Directions: Copy out, with no alterations, the lines below running from the one containing "Emit a web page" to the one containing "var nerWhite = [-1, 24, 30, 28, -12];", inclusive at each end; pictures are omitted.

-- start --

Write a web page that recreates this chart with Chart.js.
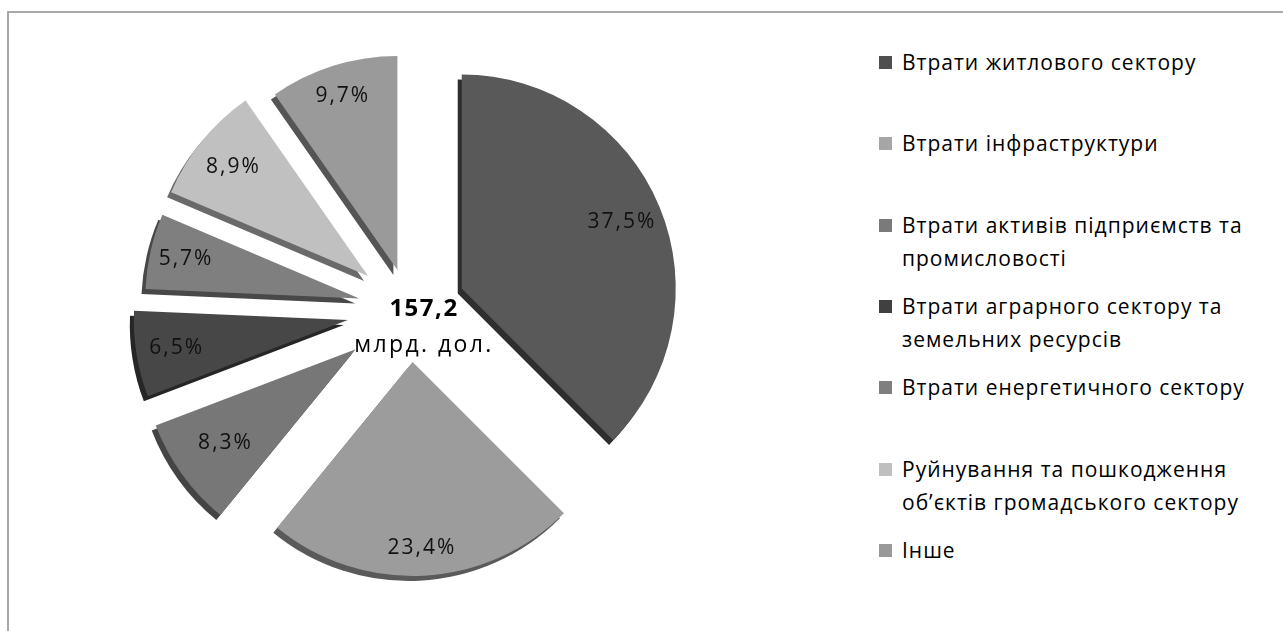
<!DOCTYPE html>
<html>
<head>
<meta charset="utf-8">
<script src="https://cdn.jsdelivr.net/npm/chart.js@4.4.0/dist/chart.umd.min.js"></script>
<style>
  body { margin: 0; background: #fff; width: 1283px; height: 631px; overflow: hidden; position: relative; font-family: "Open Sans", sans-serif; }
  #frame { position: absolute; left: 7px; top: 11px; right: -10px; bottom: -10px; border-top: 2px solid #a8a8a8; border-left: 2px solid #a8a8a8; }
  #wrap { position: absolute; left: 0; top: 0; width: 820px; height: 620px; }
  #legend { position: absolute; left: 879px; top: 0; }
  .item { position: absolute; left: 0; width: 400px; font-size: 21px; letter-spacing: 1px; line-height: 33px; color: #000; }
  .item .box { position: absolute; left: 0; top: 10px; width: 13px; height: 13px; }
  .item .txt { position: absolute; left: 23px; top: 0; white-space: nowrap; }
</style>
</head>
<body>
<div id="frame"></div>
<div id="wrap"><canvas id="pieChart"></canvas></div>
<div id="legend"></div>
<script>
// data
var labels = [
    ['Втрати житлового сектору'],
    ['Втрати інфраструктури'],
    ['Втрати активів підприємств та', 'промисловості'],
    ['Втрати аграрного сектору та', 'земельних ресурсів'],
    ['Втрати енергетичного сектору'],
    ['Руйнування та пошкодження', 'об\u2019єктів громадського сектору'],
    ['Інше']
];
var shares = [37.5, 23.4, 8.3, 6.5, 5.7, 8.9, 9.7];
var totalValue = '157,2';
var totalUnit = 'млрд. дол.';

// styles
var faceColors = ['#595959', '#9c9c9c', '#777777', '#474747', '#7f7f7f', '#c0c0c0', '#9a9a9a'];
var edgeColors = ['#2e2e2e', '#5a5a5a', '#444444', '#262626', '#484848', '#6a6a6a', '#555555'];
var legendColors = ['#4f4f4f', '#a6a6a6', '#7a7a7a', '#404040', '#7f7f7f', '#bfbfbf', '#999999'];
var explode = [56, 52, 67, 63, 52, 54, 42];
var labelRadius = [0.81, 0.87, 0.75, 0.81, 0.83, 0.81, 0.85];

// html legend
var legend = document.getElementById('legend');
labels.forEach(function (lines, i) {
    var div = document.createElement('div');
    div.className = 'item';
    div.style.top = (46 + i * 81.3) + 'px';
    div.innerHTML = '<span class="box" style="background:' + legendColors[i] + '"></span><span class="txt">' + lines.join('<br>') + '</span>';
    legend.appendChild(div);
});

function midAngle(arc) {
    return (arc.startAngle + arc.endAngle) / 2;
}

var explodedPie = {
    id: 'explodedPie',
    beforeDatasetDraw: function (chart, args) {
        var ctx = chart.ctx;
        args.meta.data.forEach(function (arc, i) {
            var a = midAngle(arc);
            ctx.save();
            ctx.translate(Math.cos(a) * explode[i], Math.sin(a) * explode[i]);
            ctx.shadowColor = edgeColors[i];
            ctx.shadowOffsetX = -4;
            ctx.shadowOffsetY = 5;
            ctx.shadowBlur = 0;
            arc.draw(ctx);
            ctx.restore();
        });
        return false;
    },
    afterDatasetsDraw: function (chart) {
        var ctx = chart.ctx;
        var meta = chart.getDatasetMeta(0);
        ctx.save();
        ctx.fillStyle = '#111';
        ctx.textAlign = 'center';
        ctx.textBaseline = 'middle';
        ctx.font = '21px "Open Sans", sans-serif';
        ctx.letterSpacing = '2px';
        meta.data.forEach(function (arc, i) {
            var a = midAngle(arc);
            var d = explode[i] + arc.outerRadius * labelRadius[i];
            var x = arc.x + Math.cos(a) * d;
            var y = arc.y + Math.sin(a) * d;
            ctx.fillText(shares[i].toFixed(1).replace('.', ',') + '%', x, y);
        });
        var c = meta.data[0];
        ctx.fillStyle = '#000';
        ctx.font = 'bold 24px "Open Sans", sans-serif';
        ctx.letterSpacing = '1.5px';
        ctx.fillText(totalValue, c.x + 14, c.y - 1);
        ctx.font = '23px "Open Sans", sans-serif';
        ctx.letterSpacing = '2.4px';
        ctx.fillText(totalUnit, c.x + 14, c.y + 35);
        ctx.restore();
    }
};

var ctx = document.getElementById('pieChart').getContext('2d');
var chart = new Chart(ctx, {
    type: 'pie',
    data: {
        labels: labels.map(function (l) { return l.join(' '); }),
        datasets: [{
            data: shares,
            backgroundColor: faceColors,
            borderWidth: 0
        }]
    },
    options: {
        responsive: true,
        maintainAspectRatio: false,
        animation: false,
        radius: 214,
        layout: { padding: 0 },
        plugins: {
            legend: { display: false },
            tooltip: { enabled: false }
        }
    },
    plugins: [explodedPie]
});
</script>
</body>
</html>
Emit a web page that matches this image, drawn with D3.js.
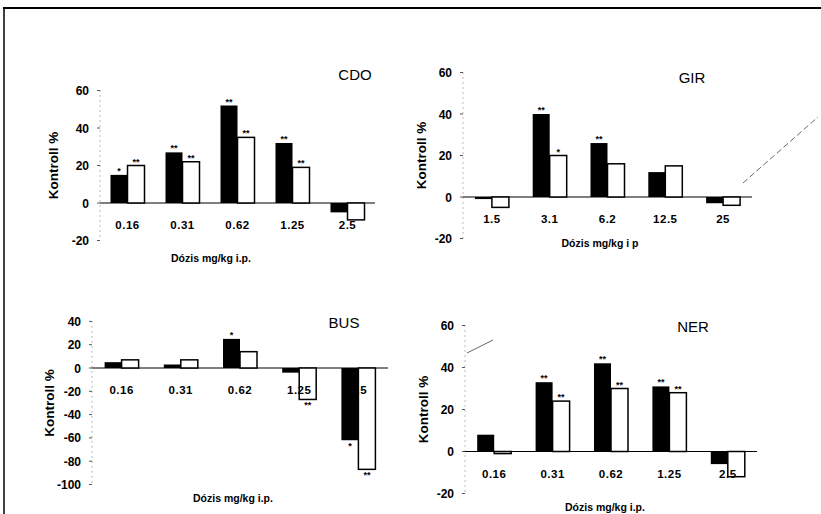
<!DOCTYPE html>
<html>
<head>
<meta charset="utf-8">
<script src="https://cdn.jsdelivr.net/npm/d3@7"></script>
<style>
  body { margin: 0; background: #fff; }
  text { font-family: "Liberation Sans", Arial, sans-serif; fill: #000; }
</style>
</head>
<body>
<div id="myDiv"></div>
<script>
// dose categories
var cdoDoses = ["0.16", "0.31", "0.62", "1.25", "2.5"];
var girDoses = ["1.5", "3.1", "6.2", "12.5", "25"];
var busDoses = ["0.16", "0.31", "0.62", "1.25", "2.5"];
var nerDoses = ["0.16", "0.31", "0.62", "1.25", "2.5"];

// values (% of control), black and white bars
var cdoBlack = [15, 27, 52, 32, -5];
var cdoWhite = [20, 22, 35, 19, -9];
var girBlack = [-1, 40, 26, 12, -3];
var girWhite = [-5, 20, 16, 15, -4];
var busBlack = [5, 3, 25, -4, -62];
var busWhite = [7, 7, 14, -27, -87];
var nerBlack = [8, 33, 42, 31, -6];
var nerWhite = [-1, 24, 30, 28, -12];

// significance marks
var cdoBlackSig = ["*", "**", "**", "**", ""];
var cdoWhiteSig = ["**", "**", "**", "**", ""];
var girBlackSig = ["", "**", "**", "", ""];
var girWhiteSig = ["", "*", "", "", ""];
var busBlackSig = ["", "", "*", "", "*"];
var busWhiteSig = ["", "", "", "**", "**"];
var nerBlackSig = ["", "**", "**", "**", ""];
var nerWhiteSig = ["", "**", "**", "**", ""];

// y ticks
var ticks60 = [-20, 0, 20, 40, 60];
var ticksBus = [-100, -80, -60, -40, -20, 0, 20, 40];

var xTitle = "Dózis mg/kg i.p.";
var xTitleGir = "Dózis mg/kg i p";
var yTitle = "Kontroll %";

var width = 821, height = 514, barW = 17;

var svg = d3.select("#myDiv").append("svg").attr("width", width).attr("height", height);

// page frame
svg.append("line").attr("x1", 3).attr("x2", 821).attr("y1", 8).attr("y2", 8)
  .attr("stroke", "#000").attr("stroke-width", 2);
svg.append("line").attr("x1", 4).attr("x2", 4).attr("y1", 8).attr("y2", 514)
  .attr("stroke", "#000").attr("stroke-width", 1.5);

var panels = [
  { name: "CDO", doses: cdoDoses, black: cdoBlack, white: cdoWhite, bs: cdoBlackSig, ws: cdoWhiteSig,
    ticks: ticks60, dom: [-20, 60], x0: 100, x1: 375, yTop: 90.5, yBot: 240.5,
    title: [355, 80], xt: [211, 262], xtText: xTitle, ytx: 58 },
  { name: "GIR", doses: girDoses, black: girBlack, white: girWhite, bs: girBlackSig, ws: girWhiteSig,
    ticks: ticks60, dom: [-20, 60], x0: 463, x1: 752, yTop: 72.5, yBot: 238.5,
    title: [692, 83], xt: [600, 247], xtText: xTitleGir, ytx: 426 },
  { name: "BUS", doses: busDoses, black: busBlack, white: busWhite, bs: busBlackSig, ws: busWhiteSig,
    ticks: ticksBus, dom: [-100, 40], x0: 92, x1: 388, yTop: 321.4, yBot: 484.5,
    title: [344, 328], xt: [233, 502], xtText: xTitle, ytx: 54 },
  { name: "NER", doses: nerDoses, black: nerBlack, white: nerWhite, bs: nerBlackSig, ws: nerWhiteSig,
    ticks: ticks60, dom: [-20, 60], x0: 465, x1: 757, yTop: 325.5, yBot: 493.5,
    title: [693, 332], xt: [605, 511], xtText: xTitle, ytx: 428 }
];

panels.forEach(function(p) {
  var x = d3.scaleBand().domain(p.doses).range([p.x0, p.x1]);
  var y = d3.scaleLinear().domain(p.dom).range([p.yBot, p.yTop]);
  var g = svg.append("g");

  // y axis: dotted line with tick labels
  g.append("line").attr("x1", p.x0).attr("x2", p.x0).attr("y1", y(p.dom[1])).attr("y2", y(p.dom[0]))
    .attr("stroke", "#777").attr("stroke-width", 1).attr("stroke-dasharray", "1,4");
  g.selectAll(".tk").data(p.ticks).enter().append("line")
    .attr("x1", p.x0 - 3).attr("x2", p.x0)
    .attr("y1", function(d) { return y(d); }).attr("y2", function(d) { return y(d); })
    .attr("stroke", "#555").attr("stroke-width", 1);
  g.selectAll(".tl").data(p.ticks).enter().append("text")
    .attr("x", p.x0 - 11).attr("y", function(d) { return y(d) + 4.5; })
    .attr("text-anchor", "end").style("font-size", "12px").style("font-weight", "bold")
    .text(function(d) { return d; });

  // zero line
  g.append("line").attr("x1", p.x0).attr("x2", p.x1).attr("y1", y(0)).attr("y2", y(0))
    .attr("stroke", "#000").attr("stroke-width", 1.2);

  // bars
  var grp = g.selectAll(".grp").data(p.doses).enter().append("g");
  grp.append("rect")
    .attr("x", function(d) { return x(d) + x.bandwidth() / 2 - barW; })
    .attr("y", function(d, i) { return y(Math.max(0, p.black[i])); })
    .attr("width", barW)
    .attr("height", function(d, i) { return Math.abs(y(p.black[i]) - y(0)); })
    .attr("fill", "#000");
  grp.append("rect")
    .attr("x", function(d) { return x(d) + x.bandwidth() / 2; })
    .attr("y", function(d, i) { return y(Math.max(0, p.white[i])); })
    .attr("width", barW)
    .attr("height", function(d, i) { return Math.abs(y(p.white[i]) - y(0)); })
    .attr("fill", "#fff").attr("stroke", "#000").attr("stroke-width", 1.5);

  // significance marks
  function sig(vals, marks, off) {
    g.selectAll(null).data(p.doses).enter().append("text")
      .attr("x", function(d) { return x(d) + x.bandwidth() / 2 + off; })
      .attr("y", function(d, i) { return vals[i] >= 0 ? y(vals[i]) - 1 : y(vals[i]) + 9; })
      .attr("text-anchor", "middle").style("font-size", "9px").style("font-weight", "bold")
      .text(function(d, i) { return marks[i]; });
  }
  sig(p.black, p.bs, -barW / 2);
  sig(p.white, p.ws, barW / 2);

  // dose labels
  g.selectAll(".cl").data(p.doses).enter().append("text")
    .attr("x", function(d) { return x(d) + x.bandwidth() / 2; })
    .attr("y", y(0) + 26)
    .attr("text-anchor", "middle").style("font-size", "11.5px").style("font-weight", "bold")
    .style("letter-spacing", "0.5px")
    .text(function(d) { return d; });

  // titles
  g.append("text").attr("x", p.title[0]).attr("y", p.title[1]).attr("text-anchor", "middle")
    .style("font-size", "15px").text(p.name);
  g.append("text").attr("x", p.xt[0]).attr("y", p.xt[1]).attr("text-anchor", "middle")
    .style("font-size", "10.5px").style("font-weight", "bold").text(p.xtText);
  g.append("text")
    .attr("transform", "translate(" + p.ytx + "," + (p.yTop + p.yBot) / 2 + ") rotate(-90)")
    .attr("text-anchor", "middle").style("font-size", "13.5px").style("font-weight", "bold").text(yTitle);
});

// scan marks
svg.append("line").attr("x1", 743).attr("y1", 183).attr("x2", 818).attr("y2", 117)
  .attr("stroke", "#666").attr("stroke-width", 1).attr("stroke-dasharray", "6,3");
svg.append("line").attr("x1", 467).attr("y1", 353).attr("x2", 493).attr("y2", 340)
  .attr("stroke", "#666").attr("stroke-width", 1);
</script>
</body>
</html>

-- end --

Result of the exercise:
Emit a web page that matches this image, drawn with D3.js.
<!DOCTYPE html>
<html>
<head>
<meta charset="utf-8">
<script src="https://cdn.jsdelivr.net/npm/d3@7"></script>
<style>
  body { margin: 0; background: #fff; }
  text { font-family: "Liberation Sans", Arial, sans-serif; fill: #000; }
</style>
</head>
<body>
<div id="myDiv"></div>
<script>
// dose categories
var cdoDoses = ["0.16", "0.31", "0.62", "1.25", "2.5"];
var girDoses = ["1.5", "3.1", "6.2", "12.5", "25"];
var busDoses = ["0.16", "0.31", "0.62", "1.25", "2.5"];
var nerDoses = ["0.16", "0.31", "0.62", "1.25", "2.5"];

// values (% of control), black and white bars
var cdoBlack = [15, 27, 52, 32, -5];
var cdoWhite = [20, 22, 35, 19, -9];
var girBlack = [-1, 40, 26, 12, -3];
var girWhite = [-5, 20, 16, 15, -4];
var busBlack = [5, 3, 25, -4, -62];
var busWhite = [7, 7, 14, -27, -87];
var nerBlack = [8, 33, 42, 31, -6];
var nerWhite = [-1, 24, 30, 28, -12];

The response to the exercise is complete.